Un livre de
nouvelles. Vieilles comme le monde. Reinterpretees par Kis en une ecriture exuberante. Des
nouvelles. Des contes plutot. Des paraboles. Mirobolantes. (Des miroboles parabolantes?)
Un livre qui veut ecrire l'histoire de ceux que l'histoire a ignore.
Par exemple, Simon le mage, adversaire des apotres, efface par le christianisme.
Ou une putain, effacee par les bien-pensants, honoree a sa mort par ses “habitues".
Ou tout un petit peuple efface, oublie, mais restitue a notre memoire par une “encyclopedie des morts”, qui ne mentionne personne de celebre, pour “corriger l'injustice humaine et octroyer a toutes les creatures de Dieu une meme place dans l'eternite".
Ou des dormants eternels qui revent, le reve de l'eternite et du temps, le reve des morts, le reve des sacrifies au nom de Jesus ou au nom de l'astre-dieu des paiens, la lune. Les morts revent? Et que se rappelent-ils dans leurs reves, que les vivants ont oublie?
Ou une fillette qui voit dans son miroir, horrifiee, des paysages lointains, des actions lointaines, des morts lointaines. Temoin d'avance de ce que les autres, les plus ages, avec toute leur experience, ne peuvent percevoir.
Ou un livre malefique, qui court, court, quand nombre de bons livres sont brules, quand nombre de braves gens sont brules. Un livre-torche dans les mains des incendiaires. Un livre assassin, qu'on laisse courir en fermant les yeux.
Ou un ecrivain, assassine, dont les bourreaux inventent la biographie. Et reinventent a chaque changement de pouvoir. Effacent et reecrivent. Effacent et reecrivent.
Et beaucoup d'autres, leses par leurs proches, par leur entourage, par l'histoire, par la memoire collective. Ou bien reinventes par cette meme memoire, moins selective que reconstruite. “L'histoire est ecrite par les vainqueurs. le peuple tisse des legendes. Les ecrivains developpent leur imagination. Seule la mort est indeniable”.
Kis ecrit ce qu'il a entendu par erreur, ce qu'il a lu par hasard, pour corriger nos vieux livres, pour aerer nos poussiereuses bibliotheques, pour assainir notre memoire.
L'histoire est, dans ce livre, la somme des destins humains, un ensemble d'evenements insignifiants lies a d'autres, fabuleux mais non moins ephemeres. Sont recensees les pensees fugaces au meme titre que les mouvements, les actions. de chacun. de tous. Car chaque homme est un astre, et tous, morts et vivants, voguent en une galaxie aux frontieres changeantes: la memoire.
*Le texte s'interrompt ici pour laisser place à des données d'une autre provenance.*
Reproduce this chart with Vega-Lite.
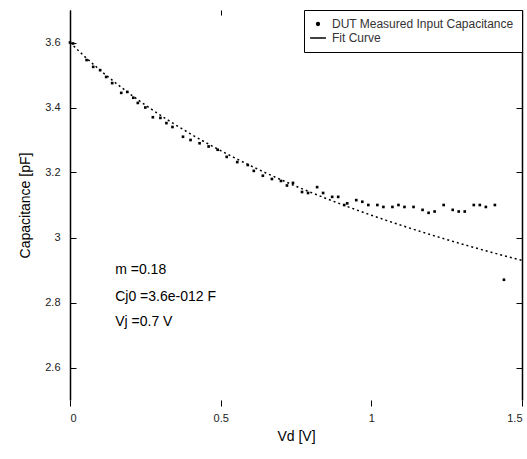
{
  "$schema": "https://vega.github.io/schema/vega-lite/v6.json",
  "width": 452,
  "height": 390,
  "autosize": {"type": "none"},
  "padding": {"left": 70, "top": 10, "right": 5, "bottom": 59},
  "background": "white",
  "config": {
    "font": "Liberation Sans",
    "view": {"stroke": null},
    "axis": {"grid": false, "domainColor": "black", "tickColor": "black", "labelColor": "#222", "titleColor": "black", "labelFontSize": 11, "titleFontSize": 14, "titleFontWeight": "normal", "domainWidth": 1.5}
  },
  "datasets": {
    "measured": [
      {"V": 0.0, "C": 3.6, "series": "DUT Measured Input Capacitance"},
      {"V": 0.01, "C": 3.597, "series": "DUT Measured Input Capacitance"},
      {"V": 0.055, "C": 3.546, "series": "DUT Measured Input Capacitance"},
      {"V": 0.077, "C": 3.525, "series": "DUT Measured Input Capacitance"},
      {"V": 0.1, "C": 3.515, "series": "DUT Measured Input Capacitance"},
      {"V": 0.12, "C": 3.494, "series": "DUT Measured Input Capacitance"},
      {"V": 0.14, "C": 3.475, "series": "DUT Measured Input Capacitance"},
      {"V": 0.17, "C": 3.445, "series": "DUT Measured Input Capacitance"},
      {"V": 0.19, "C": 3.448, "series": "DUT Measured Input Capacitance"},
      {"V": 0.21, "C": 3.43, "series": "DUT Measured Input Capacitance"},
      {"V": 0.225, "C": 3.414, "series": "DUT Measured Input Capacitance"},
      {"V": 0.25, "C": 3.4, "series": "DUT Measured Input Capacitance"},
      {"V": 0.275, "C": 3.37, "series": "DUT Measured Input Capacitance"},
      {"V": 0.3, "C": 3.368, "series": "DUT Measured Input Capacitance"},
      {"V": 0.32, "C": 3.352, "series": "DUT Measured Input Capacitance"},
      {"V": 0.34, "C": 3.34, "series": "DUT Measured Input Capacitance"},
      {"V": 0.375, "C": 3.31, "series": "DUT Measured Input Capacitance"},
      {"V": 0.4, "C": 3.3, "series": "DUT Measured Input Capacitance"},
      {"V": 0.43, "C": 3.29, "series": "DUT Measured Input Capacitance"},
      {"V": 0.46, "C": 3.28, "series": "DUT Measured Input Capacitance"},
      {"V": 0.49, "C": 3.27, "series": "DUT Measured Input Capacitance"},
      {"V": 0.52, "C": 3.248, "series": "DUT Measured Input Capacitance"},
      {"V": 0.555, "C": 3.232, "series": "DUT Measured Input Capacitance"},
      {"V": 0.59, "C": 3.223, "series": "DUT Measured Input Capacitance"},
      {"V": 0.61, "C": 3.205, "series": "DUT Measured Input Capacitance"},
      {"V": 0.64, "C": 3.19, "series": "DUT Measured Input Capacitance"},
      {"V": 0.67, "C": 3.18, "series": "DUT Measured Input Capacitance"},
      {"V": 0.7, "C": 3.174, "series": "DUT Measured Input Capacitance"},
      {"V": 0.72, "C": 3.16, "series": "DUT Measured Input Capacitance"},
      {"V": 0.74, "C": 3.168, "series": "DUT Measured Input Capacitance"},
      {"V": 0.77, "C": 3.14, "series": "DUT Measured Input Capacitance"},
      {"V": 0.79, "C": 3.137, "series": "DUT Measured Input Capacitance"},
      {"V": 0.82, "C": 3.155, "series": "DUT Measured Input Capacitance"},
      {"V": 0.84, "C": 3.137, "series": "DUT Measured Input Capacitance"},
      {"V": 0.87, "C": 3.125, "series": "DUT Measured Input Capacitance"},
      {"V": 0.89, "C": 3.125, "series": "DUT Measured Input Capacitance"},
      {"V": 0.91, "C": 3.1, "series": "DUT Measured Input Capacitance"},
      {"V": 0.92, "C": 3.105, "series": "DUT Measured Input Capacitance"},
      {"V": 0.95, "C": 3.115, "series": "DUT Measured Input Capacitance"},
      {"V": 0.97, "C": 3.11, "series": "DUT Measured Input Capacitance"},
      {"V": 0.99, "C": 3.1, "series": "DUT Measured Input Capacitance"},
      {"V": 1.02, "C": 3.1, "series": "DUT Measured Input Capacitance"},
      {"V": 1.04, "C": 3.094, "series": "DUT Measured Input Capacitance"},
      {"V": 1.07, "C": 3.094, "series": "DUT Measured Input Capacitance"},
      {"V": 1.09, "C": 3.1, "series": "DUT Measured Input Capacitance"},
      {"V": 1.11, "C": 3.094, "series": "DUT Measured Input Capacitance"},
      {"V": 1.14, "C": 3.094, "series": "DUT Measured Input Capacitance"},
      {"V": 1.17, "C": 3.085, "series": "DUT Measured Input Capacitance"},
      {"V": 1.19, "C": 3.076, "series": "DUT Measured Input Capacitance"},
      {"V": 1.21, "C": 3.08, "series": "DUT Measured Input Capacitance"},
      {"V": 1.24, "C": 3.1, "series": "DUT Measured Input Capacitance"},
      {"V": 1.27, "C": 3.085, "series": "DUT Measured Input Capacitance"},
      {"V": 1.29, "C": 3.08, "series": "DUT Measured Input Capacitance"},
      {"V": 1.31, "C": 3.08, "series": "DUT Measured Input Capacitance"},
      {"V": 1.34, "C": 3.1, "series": "DUT Measured Input Capacitance"},
      {"V": 1.36, "C": 3.1, "series": "DUT Measured Input Capacitance"},
      {"V": 1.38, "C": 3.094, "series": "DUT Measured Input Capacitance"},
      {"V": 1.41, "C": 3.1, "series": "DUT Measured Input Capacitance"},
      {"V": 1.44, "C": 2.87, "series": "DUT Measured Input Capacitance"}
    ],
    "fit": [
      {"V": 0.0, "C": 3.6, "series": "Fit Curve"},
      {"V": 0.05, "C": 3.5556, "series": "Fit Curve"},
      {"V": 0.1, "C": 3.5145, "series": "Fit Curve"},
      {"V": 0.15, "C": 3.4764, "series": "Fit Curve"},
      {"V": 0.2, "C": 3.4408, "series": "Fit Curve"},
      {"V": 0.25, "C": 3.4074, "series": "Fit Curve"},
      {"V": 0.3, "C": 3.3762, "series": "Fit Curve"},
      {"V": 0.35, "C": 3.3466, "series": "Fit Curve"},
      {"V": 0.4, "C": 3.3187, "series": "Fit Curve"},
      {"V": 0.45, "C": 3.2923, "series": "Fit Curve"},
      {"V": 0.5, "C": 3.2672, "series": "Fit Curve"},
      {"V": 0.55, "C": 3.2432, "series": "Fit Curve"},
      {"V": 0.6, "C": 3.2204, "series": "Fit Curve"},
      {"V": 0.65, "C": 3.1986, "series": "Fit Curve"},
      {"V": 0.7, "C": 3.1777, "series": "Fit Curve"},
      {"V": 0.75, "C": 3.1577, "series": "Fit Curve"},
      {"V": 0.8, "C": 3.1385, "series": "Fit Curve"},
      {"V": 0.85, "C": 3.1201, "series": "Fit Curve"},
      {"V": 0.9, "C": 3.1023, "series": "Fit Curve"},
      {"V": 0.95, "C": 3.0851, "series": "Fit Curve"},
      {"V": 1.0, "C": 3.0686, "series": "Fit Curve"},
      {"V": 1.05, "C": 3.0526, "series": "Fit Curve"},
      {"V": 1.1, "C": 3.0372, "series": "Fit Curve"},
      {"V": 1.15, "C": 3.0223, "series": "Fit Curve"},
      {"V": 1.2, "C": 3.0078, "series": "Fit Curve"},
      {"V": 1.25, "C": 2.9937, "series": "Fit Curve"},
      {"V": 1.3, "C": 2.9801, "series": "Fit Curve"},
      {"V": 1.35, "C": 2.9669, "series": "Fit Curve"},
      {"V": 1.4, "C": 2.9541, "series": "Fit Curve"},
      {"V": 1.45, "C": 2.9416, "series": "Fit Curve"},
      {"V": 1.5, "C": 2.9295, "series": "Fit Curve"}
    ],
    "notes": [
      {"V": 0.15, "C": 2.9, "label": "m =0.18"},
      {"V": 0.15, "C": 2.818, "label": "Cj0 =3.6e-012 F"},
      {"V": 0.15, "C": 2.74, "label": "Vj =0.7 V"}
    ]
  },
  "resolve": {"axis": {"y": "independent", "x": "independent"}},
  "layer": [
    {
      "data": {"name": "fit"},
      "mark": {"type": "line", "strokeWidth": 1.5, "strokeDash": [2, 3], "clip": true},
      "encoding": {
        "x": {"field": "V", "type": "quantitative", "scale": {"domain": [0, 1.5], "nice": false, "zero": false},
          "axis": {"title": "Vd [V]", "values": [0, 0.5, 1, 1.5], "format": "~g", "domain": false, "tickSize": 6, "labelPadding": 6, "titlePadding": 6}},
        "y": {"field": "C", "type": "quantitative", "scale": {"domain": [2.5, 3.7], "nice": false, "zero": false},
          "axis": {"title": "Capacitance [pF]", "values": [2.6, 2.8, 3.0, 3.2, 3.4, 3.6], "format": "~g", "tickSize": -6, "labelPadding": 16, "titlePadding": 12}},
        "color": {"field": "series", "type": "nominal",
          "scale": {"domain": ["DUT Measured Input Capacitance", "Fit Curve"], "range": ["black", "black"]},
          "legend": {"title": null, "orient": "top-right", "offset": 0, "strokeColor": "black", "fillColor": "white", "padding": 8, "labelFontSize": 12, "labelLimit": 400, "labelColor": "#333", "symbolSize": 120, "rowPadding": 2, "labelOffset": 8,
            "encode": {"symbols": {"update": {"shape": {"signal": "datum.value === 'Fit Curve' ? 'stroke' : 'circle'"}, "fill": {"signal": "datum.value === 'Fit Curve' ? 'transparent' : 'black'"}, "stroke": {"value": "black"}, "strokeWidth": {"value": 1.5}, "size": {"signal": "datum.value === 'Fit Curve' ? 250 : 8"}}}}}}
      }
    },
    {
      "data": {"name": "measured"},
      "mark": {"type": "point", "filled": true, "shape": "square", "size": 7, "opacity": 1},
      "encoding": {
        "x": {"field": "V", "type": "quantitative", "scale": {"domain": [0, 1.5], "nice": false, "zero": false},
          "axis": {"orient": "top", "title": null, "labels": false, "domain": false, "values": [0, 0.5, 1, 1.5], "tickSize": -5}},
        "y": {"field": "C", "type": "quantitative", "scale": {"domain": [2.5, 3.7], "nice": false, "zero": false},
          "axis": {"orient": "right", "title": null, "labels": false, "values": [2.6, 2.8, 3.0, 3.2, 3.4, 3.6], "tickSize": -6}},
        "color": {"field": "series", "type": "nominal"}
      }
    },
    {
      "data": {"name": "notes"},
      "mark": {"type": "text", "align": "left", "baseline": "middle", "fontSize": 14, "color": "black"},
      "encoding": {
        "x": {"field": "V", "type": "quantitative", "axis": null},
        "y": {"field": "C", "type": "quantitative", "axis": null},
        "text": {"field": "label"}
      }
    }
  ]
}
Encyclopedie des morts. Dans chacun de ses articles, la mort sert de fil conducteur, un fil attache a formuler en fin de compte une apre critique adressee aux differentes formes de pouvoir. Enchevetrant histoire, memoire, fable, speculation, realite et surnaturel, Kis temoigne pour ceux qui ne le peuvent plus. Un temoignage qui est non seulement une analyse des mecaniques du pouvoir, non seulement un voyage a travers l'histoire et la pensee humaine, mais au vrai un cri d'indignation. En quelques
nouvelles, par petites doses. Qui subjuguent autant par la forme que par le fond. Des
nouvelles d'une grande maitrise litteraire. Qui rappellent
Borges, qui le continuent, qui l'approfondissent.
Danilo Kis est un grand ecrivain. Il largue, dans de courts livres, un message moral, politique en fait, que d'autres ont porte avant lui et porteront surement (j'espere) apres lui. Mais il a une voix qui n'est qu'a lui. Une voix aux modulations subtiles. Et forte, puissante. Une voix qui meriterait d'etre plus entendue, qui, j'en suis sur, enchantera tous ceux qui voudront bien preter l'oreille.
Danilo Kis est un grand ecrivain. Il merite d'etre plus connu, plus lu. Ayant parcouru plusieurs de ses oeuvres, ce livre est pour moi un de ses meilleurs. Une vague bienveillante l'a entraine vers mon rivage, jete sur mon ile (pas si deserte). Il trouvera sa place dans la petite bibliotheque que j'y ai monte, dans mon abri, ma bibliotheque personnelle.
“L'unique bibliotheque personnelle de l'homme est celle qui demeure dans sa memoire – la quintessence, le residu”. (D. Kis.)